**YOUR OBJECTIVE**: Track down each line that has the word "code" and copy it.

►

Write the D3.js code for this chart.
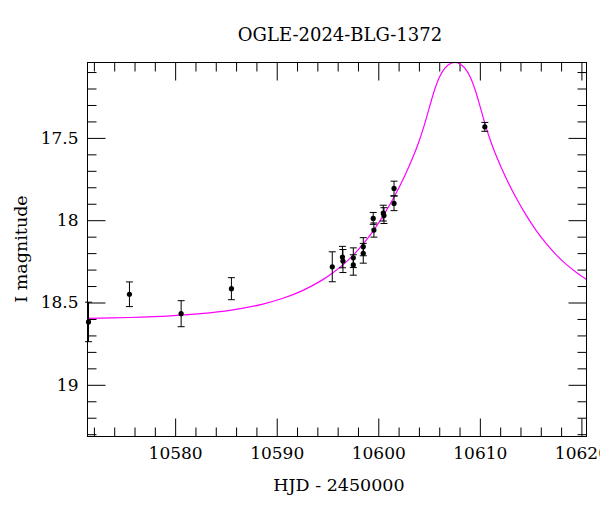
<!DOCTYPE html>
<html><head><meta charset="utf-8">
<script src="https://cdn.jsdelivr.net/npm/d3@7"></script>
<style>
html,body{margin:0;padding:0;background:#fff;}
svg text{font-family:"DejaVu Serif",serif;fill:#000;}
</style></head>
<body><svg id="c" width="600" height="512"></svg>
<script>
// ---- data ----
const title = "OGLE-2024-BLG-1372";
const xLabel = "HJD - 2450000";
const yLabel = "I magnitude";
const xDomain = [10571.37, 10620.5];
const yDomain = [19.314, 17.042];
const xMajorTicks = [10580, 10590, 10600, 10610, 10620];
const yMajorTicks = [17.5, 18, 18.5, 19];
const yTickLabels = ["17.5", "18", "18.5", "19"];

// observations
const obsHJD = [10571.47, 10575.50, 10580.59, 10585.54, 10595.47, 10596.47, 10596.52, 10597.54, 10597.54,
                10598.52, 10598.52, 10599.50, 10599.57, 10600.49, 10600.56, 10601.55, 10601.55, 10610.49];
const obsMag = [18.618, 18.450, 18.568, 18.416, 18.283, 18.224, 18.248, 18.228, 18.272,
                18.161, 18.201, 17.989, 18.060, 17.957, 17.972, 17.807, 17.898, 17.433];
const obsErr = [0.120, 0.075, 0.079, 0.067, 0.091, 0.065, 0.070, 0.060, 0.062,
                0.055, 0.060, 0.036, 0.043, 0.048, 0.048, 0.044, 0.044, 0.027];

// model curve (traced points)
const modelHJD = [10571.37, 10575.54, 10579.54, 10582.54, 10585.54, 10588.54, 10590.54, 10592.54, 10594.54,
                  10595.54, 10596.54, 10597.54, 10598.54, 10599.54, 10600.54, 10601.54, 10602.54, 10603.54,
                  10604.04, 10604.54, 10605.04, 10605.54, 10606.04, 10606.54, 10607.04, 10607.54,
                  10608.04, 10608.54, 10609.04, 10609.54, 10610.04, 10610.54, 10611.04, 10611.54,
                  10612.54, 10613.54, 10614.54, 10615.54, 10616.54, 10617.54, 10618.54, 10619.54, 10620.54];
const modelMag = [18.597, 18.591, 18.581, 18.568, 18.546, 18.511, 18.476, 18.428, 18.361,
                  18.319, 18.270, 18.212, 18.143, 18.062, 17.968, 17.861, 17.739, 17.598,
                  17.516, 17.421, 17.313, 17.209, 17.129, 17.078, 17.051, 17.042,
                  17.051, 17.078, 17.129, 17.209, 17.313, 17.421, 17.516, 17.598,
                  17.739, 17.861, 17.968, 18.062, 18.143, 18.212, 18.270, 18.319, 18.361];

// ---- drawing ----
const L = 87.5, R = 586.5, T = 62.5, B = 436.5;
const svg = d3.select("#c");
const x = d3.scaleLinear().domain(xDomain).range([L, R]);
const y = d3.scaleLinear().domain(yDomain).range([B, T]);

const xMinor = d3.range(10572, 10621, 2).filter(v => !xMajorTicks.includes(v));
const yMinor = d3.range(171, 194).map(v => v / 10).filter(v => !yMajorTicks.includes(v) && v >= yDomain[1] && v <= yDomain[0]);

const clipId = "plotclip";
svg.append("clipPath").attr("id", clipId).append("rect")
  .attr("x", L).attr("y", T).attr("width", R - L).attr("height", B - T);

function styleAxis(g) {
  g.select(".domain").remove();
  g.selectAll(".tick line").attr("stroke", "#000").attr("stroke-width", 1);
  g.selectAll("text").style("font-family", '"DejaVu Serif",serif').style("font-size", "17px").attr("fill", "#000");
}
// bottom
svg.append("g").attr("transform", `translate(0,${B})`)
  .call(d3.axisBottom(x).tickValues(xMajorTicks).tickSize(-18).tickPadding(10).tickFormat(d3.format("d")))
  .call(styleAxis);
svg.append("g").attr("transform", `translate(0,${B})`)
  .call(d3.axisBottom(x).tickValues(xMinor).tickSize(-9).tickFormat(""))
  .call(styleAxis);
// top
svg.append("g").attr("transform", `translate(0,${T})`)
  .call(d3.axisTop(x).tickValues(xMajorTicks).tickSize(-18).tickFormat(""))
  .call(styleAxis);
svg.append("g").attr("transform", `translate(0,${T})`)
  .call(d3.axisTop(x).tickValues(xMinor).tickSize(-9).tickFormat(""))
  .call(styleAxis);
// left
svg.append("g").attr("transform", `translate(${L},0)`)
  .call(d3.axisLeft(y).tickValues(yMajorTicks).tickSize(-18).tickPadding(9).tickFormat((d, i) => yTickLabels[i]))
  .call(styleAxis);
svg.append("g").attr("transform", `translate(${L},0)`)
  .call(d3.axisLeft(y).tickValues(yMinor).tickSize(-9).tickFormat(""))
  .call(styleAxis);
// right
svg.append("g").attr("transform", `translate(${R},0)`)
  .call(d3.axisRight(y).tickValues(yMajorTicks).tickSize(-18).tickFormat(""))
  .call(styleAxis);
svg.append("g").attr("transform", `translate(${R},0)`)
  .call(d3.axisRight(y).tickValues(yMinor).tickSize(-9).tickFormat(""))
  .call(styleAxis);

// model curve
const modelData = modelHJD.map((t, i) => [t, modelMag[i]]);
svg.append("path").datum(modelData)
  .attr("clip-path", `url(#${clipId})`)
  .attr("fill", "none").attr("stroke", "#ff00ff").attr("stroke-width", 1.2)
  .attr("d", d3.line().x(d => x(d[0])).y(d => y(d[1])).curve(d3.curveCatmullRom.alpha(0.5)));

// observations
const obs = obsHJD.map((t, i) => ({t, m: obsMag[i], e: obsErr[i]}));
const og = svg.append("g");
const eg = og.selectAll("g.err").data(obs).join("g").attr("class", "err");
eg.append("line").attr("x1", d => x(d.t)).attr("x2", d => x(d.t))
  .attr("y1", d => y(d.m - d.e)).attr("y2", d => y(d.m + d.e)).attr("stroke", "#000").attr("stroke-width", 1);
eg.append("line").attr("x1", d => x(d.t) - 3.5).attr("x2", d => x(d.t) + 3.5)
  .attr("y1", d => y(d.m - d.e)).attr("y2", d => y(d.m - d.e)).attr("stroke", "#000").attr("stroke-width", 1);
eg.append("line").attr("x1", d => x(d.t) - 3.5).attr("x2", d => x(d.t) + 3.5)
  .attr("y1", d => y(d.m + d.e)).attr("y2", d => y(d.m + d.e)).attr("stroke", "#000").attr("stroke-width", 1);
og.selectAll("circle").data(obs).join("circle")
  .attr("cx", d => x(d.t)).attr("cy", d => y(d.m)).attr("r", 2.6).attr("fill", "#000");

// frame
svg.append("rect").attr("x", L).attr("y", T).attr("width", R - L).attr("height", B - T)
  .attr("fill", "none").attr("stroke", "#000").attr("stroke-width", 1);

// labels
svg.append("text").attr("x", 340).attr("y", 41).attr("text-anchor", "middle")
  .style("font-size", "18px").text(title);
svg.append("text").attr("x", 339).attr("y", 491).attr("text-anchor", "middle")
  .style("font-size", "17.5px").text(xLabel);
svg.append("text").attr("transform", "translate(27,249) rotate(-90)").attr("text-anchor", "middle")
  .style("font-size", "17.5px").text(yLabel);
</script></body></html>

◄
►

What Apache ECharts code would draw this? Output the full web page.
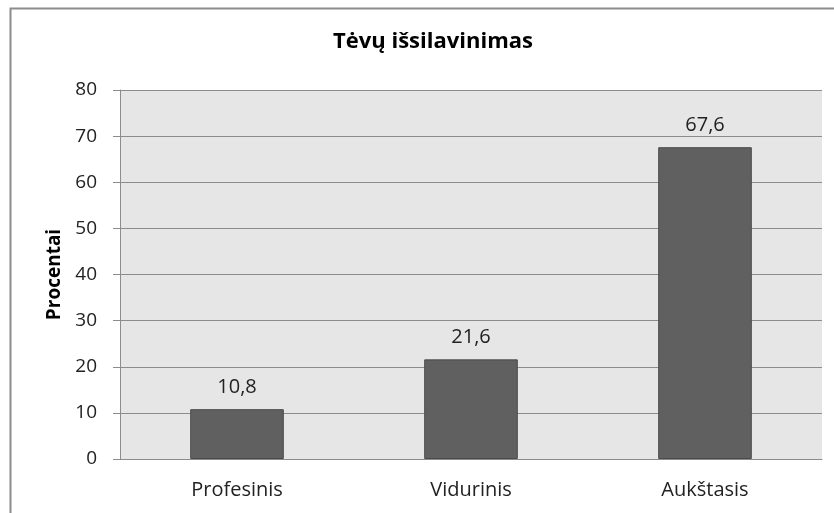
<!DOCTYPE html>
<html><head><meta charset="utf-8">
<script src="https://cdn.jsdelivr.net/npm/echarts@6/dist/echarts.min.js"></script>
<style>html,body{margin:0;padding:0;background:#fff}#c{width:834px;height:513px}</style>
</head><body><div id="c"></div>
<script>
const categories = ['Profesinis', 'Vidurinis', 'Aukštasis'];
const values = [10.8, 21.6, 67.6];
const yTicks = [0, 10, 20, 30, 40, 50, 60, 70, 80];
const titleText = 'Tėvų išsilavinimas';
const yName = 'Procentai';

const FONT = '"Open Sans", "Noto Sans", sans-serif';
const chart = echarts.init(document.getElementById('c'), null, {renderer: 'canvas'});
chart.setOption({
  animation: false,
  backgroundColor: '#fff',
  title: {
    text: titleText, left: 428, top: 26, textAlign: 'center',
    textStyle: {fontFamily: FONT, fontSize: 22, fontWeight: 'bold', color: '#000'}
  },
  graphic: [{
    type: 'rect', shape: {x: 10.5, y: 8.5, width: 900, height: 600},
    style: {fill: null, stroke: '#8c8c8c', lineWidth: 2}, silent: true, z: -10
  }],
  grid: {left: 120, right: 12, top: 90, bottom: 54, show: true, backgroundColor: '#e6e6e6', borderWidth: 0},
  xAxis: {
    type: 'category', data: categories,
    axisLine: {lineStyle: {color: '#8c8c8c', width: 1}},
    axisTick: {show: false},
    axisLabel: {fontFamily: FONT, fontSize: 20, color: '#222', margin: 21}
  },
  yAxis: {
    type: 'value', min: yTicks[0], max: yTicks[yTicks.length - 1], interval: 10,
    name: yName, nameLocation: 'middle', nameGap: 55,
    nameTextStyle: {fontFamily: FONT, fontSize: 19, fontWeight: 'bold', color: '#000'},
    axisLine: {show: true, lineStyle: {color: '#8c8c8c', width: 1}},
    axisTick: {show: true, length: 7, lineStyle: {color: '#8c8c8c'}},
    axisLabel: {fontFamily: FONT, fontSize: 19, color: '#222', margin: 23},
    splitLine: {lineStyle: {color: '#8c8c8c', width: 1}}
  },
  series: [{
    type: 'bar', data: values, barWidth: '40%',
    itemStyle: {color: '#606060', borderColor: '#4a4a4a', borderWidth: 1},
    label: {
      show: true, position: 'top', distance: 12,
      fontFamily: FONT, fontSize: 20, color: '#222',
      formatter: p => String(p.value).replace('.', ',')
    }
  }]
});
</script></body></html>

◄

**SOLUTION TO THIS TASK**:
Write the D3.js code for this chart.
What Apache ECharts code would draw this? Output the full web page.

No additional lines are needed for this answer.